西田が演じた遺体安置所の世話役・相葉常夫は、釜石市の民生委員・千葉淳さんがモデルとなっているが、「初めて千葉さんにお会いしたとき、もしかして前世は親戚だったんじゃないかと思ってしまうくらいとっても自分に似ていました(笑)。千葉さんが長兄でぼくが末っ子のような(笑)。最初のあいさつをしたとき、僕はただ『ありがとう』と言ってハグをしたんです。そのときに千葉さんの体温を感じて、千葉さんの持っている死生観であるとか、哲学をすべて引き受けた感じがありました。それは『これでいけるぞ』という確信になりました」とも。

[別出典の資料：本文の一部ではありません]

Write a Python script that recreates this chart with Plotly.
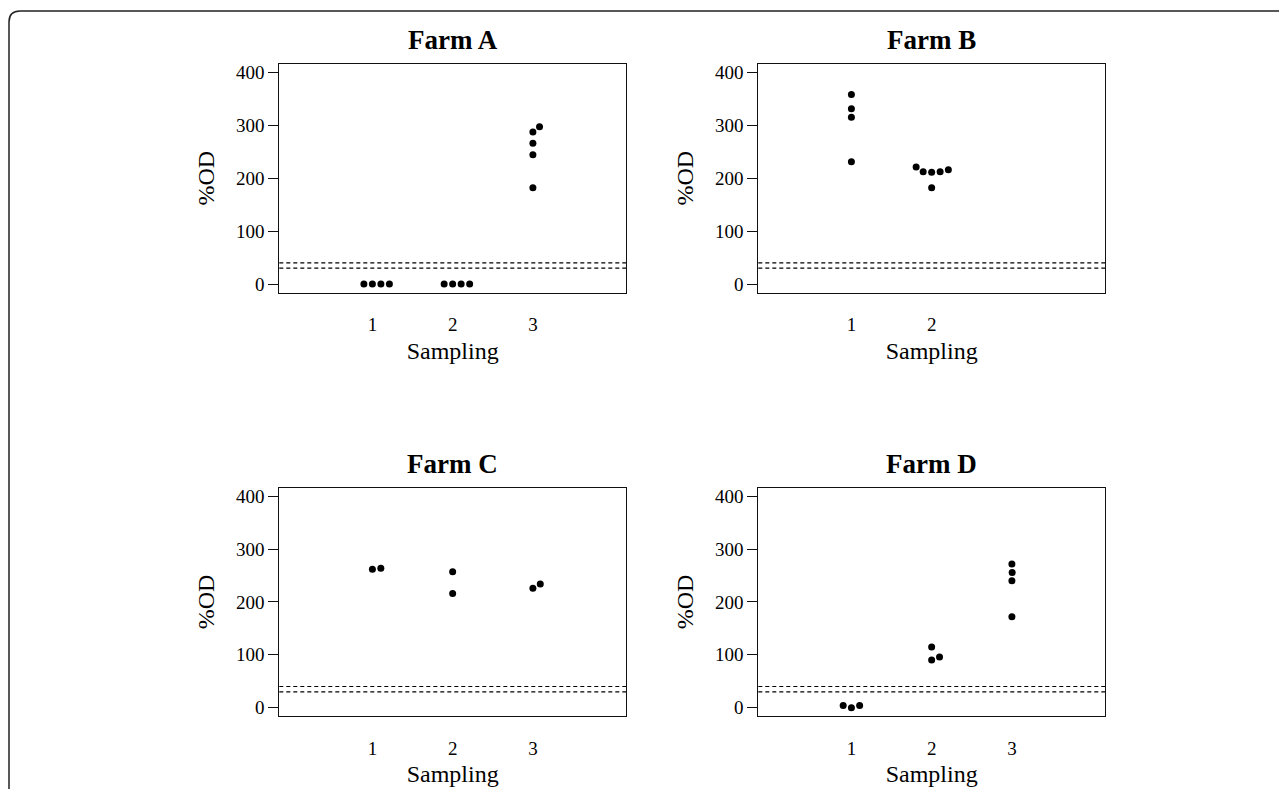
import math
import plotly.graph_objects as go

# ---------------- data ----------------
farms = ["Farm A", "Farm B", "Farm C", "Farm D"]

farmA_s1 = [0, 0, 0, 0]
farmA_s2 = [0, 0, 0, 0]
farmA_s3 = [297, 287, 266, 244, 182]

farmB_s1 = [358, 331, 315, 231]
farmB_s2 = [221, 212, 211, 212, 216, 182]

farmC_s1 = [262, 264]
farmC_s2 = [257, 216]
farmC_s3 = [226, 234]

farmD_s1 = [4, 0, 4]
farmD_s2 = [115, 90, 96]
farmD_s3 = [272, 256, 240, 172]

samplings = {
    "Farm A": [farmA_s1, farmA_s2, farmA_s3],
    "Farm B": [farmB_s1, farmB_s2],
    "Farm C": [farmC_s1, farmC_s2, farmC_s3],
    "Farm D": [farmD_s1, farmD_s2, farmD_s3],
}

y_ticks = [0, 100, 200, 300, 400]
cutoffs = [30, 40]

# ---------------- layout geometry (pixels) ----------------
W, H = 1287, 789
OFF = 8  # page body margin offset
FONT = "Liberation Serif"
panels = {
    "Farm A": (279.3, 626.0, 62.0, 292.0),
    "Farm B": (758.3, 1105.0, 62.0, 292.0),
    "Farm C": (279.3, 626.0, 488.3, 717.7),
    "Farm D": (758.3, 1105.0, 488.3, 717.7),
}
XR = [-0.16, 4.16]
YR = [-16, 416]
DOT = 8.5  # swarm spacing in px


def px(xp):
    return (xp - OFF) / W


def py(yp):
    return 1 - (yp - OFF) / H


def swarm(values, ypx, d):
    n = len(values)
    order = sorted(range(n), key=lambda i: values[i])
    placed = []
    offs = [0.0] * n
    for i in order:
        y = values[i] * ypx
        cands = [0.0]
        for xo, yo in placed:
            dy = abs(y - yo)
            if dy < d:
                dx = math.sqrt(d * d - dy * dy)
                cands += [xo + dx, xo - dx]
        valid = [c for c in cands
                 if all((c - xo) ** 2 + (y - yo) ** 2 >= d * d - 1e-6 for xo, yo in placed)]
        best = min(valid, key=lambda c: (round(abs(c), 6), -c))
        placed.append((best, y))
        offs[i] = best
    return offs


fig = go.Figure()
annotations = []
shapes = []

for k, farm in enumerate(farms):
    x0, x1, y0, y1 = panels[farm]
    xpx = (x1 - x0) / (XR[1] - XR[0])
    ypx = (y1 - y0) / (YR[1] - YR[0])
    sfx = "" if k == 0 else str(k + 1)
    groups = samplings[farm]
    xs, ys = [], []
    for g, vals in enumerate(groups):
        offs = swarm(vals, ypx, DOT)
        for v, o in zip(vals, offs):
            xs.append(g + 1 + o / xpx)
            ys.append(v)
    fig.add_trace(go.Scatter(
        x=xs, y=ys, mode="markers",
        marker=dict(size=7, color="black"),
        xaxis="x" + sfx, yaxis="y" + sfx, showlegend=False, hoverinfo="x+y",
    ))
    nt = len(groups)
    fig.update_layout(**{
        "xaxis" + sfx: dict(
            domain=[px(x0), px(x1)], range=XR, anchor="y" + sfx,
            tickvals=list(range(1, nt + 1)), ticktext=[str(i) for i in range(1, nt + 1)],
            showgrid=False, zeroline=False, showline=True, mirror=True,
            linecolor="#111", linewidth=1.2,
            ticks="outside", ticklen=15, tickcolor="rgba(0,0,0,0)",
            tickfont=dict(family=FONT, size=19, color="black"),
            title=dict(text="Sampling", font=dict(family=FONT, size=24, color="black"), standoff=7),
        ),
        "yaxis" + sfx: dict(
            domain=[py(y1), py(y0)], range=YR, anchor="x" + sfx,
            tickvals=y_ticks,
            showgrid=False, zeroline=False, showline=True, mirror=True,
            linecolor="#111", linewidth=1.2,
            ticks="outside", ticklen=10, tickwidth=1.2, tickcolor="#111",
            tickfont=dict(family=FONT, size=19, color="black"),
            title=dict(text="%OD", font=dict(family=FONT, size=24, color="black"), standoff=14),
        ),
    })
    for c in cutoffs:
        shapes.append(dict(type="line", xref="x" + sfx + " domain", yref="y" + sfx,
                           x0=0, x1=1, y0=c, y1=c,
                           line=dict(color="black", width=1.2, dash="4px,3px")))
    annotations.append(dict(
        text="<b>" + farm + "</b>", x=(px(x0) + px(x1)) / 2, y=py(y0 - 24),
        xref="paper", yref="paper", xanchor="center", yanchor="middle",
        showarrow=False, font=dict(family=FONT, size=27, color="black"),
    ))

# outer rounded frame (runs off right and bottom edges)
r = 11
fx, fy = 9, 9
path = (f"M {px(fx)},{py(H + 20)} L {px(fx)},{py(fy + r)} "
        f"Q {px(fx)},{py(fy)} {px(fx + r)},{py(fy)} L {px(W + 20)},{py(fy)}")
shapes.append(dict(type="path", xref="paper", yref="paper", path=path,
                   line=dict(color="#222", width=1.5)))

fig.update_layout(
    width=W, height=H, autosize=False,
    margin=dict(l=0, r=0, t=0, b=0),
    paper_bgcolor="white", plot_bgcolor="white",
    annotations=annotations, shapes=shapes,
    font=dict(family=FONT, color="black"),
)

fig.write_html("out.html")
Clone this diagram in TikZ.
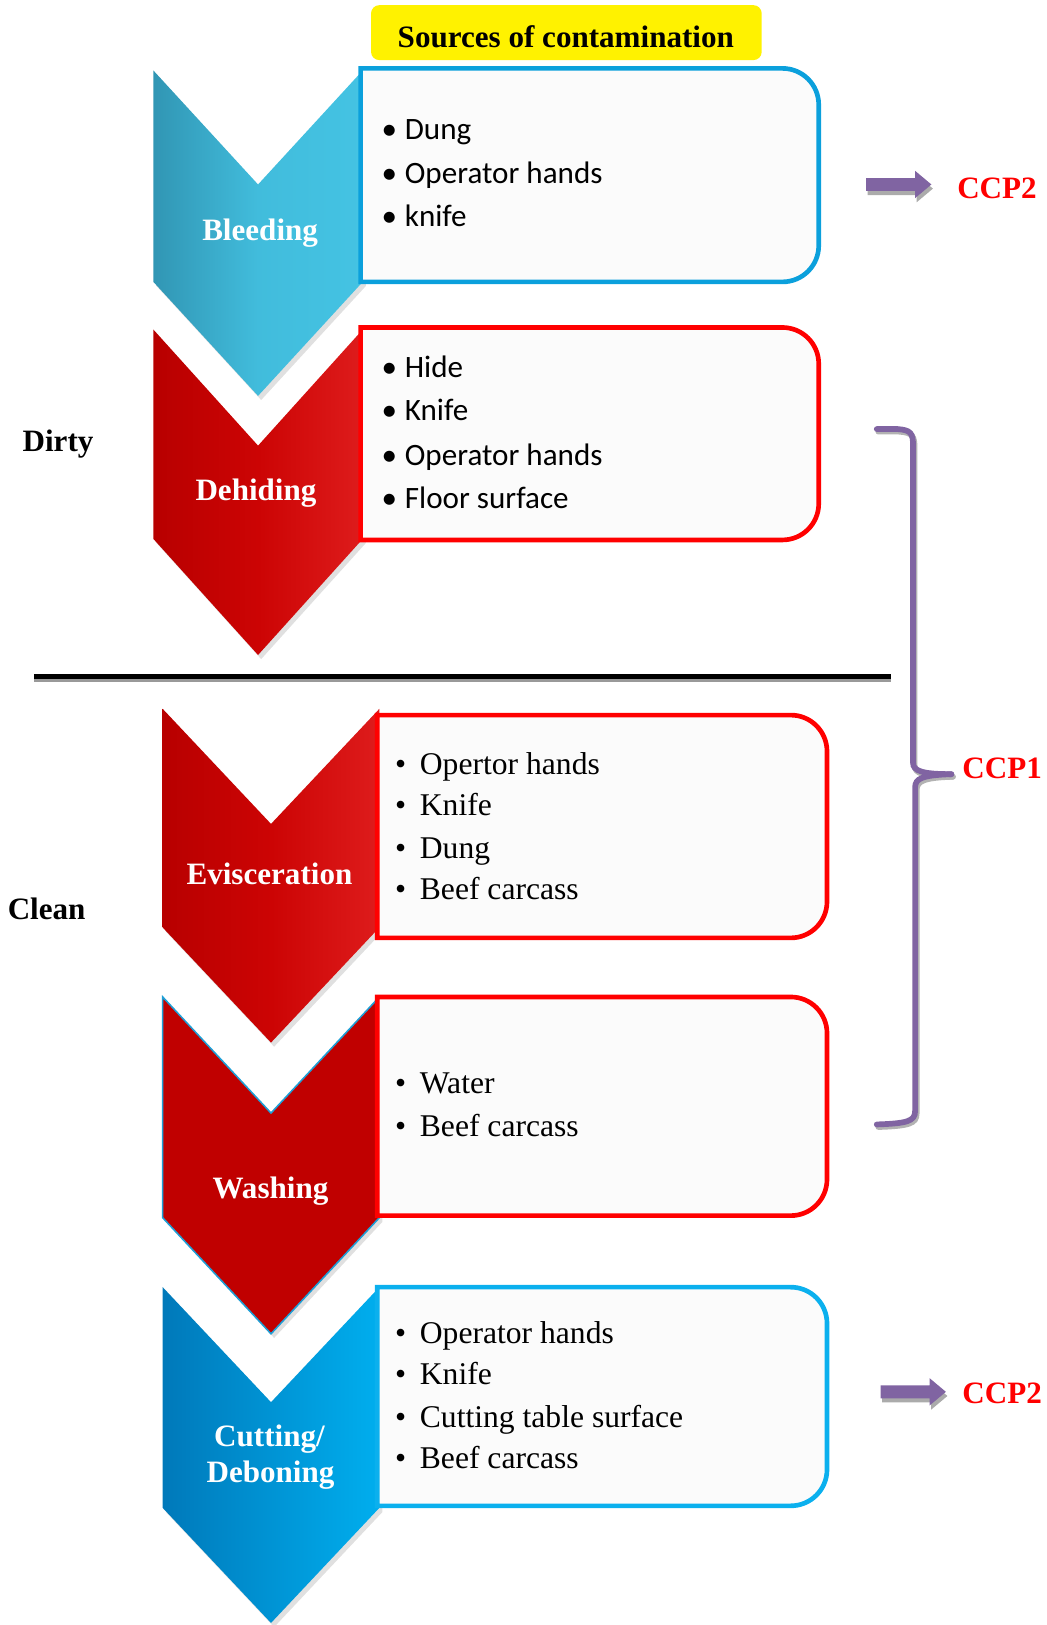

最後に君塚監督が「僕自身、震災以降、どこか被災地との距離感を感じていました。時が経っても、興味が薄れていってしまってはいけない、と自分を律するためにこの映画を作りました。これからもずっと永遠に悲しみ、辛い思いでいる人たちのことを僕らは忘れてはいけない。そのためにもこの映画をたくさんの人に観ていただければいいなと、そのためにこの映画を作りました。スタッフ・キャスト全員で震災と向き合いました。映画は記録であり、伝えるもの。この作品を記録として残して、たくさんの人に伝えていくというのがこの映画の役目だと思っております」。

西田が「2011年3月11日14時46分まで、震災で亡くなった方々は今日自分の人生を終えるなんて誰一人としてお考えになっていなかったと思います。その方々の理不尽な死に対して、ちゃんとその人たちの声を聞きとろうとし、尊厳を守ろうとした、素晴らしい崇高な行為は、さまざま遺体安置所でなされたと思います。僕は千葉さんを演じさせていただいたことは、俳優として大きなエポックメイキングとなりました。実に、人生を変えられる瞬間でもありました。復興という言葉は名ばかりで、まだまだ長い月日がかかると思います。亡くなった方々の思いを胸にめげることなく、一歩一歩力強く、復興の日を信じて生きていきましょう」と思いを伝え、舞台挨拶を締めくくった。

映画「遺体 明日への十日間」は、石井光太の「遺体 震災、津波の果てに」(新潮社刊)が原作。西田のほか緒形直人 勝地涼 國村隼 酒井若菜 佐藤浩市 佐野史郎 沢村一樹 志田未来 筒井道隆 柳葉敏郎らが出演している。全国公開中。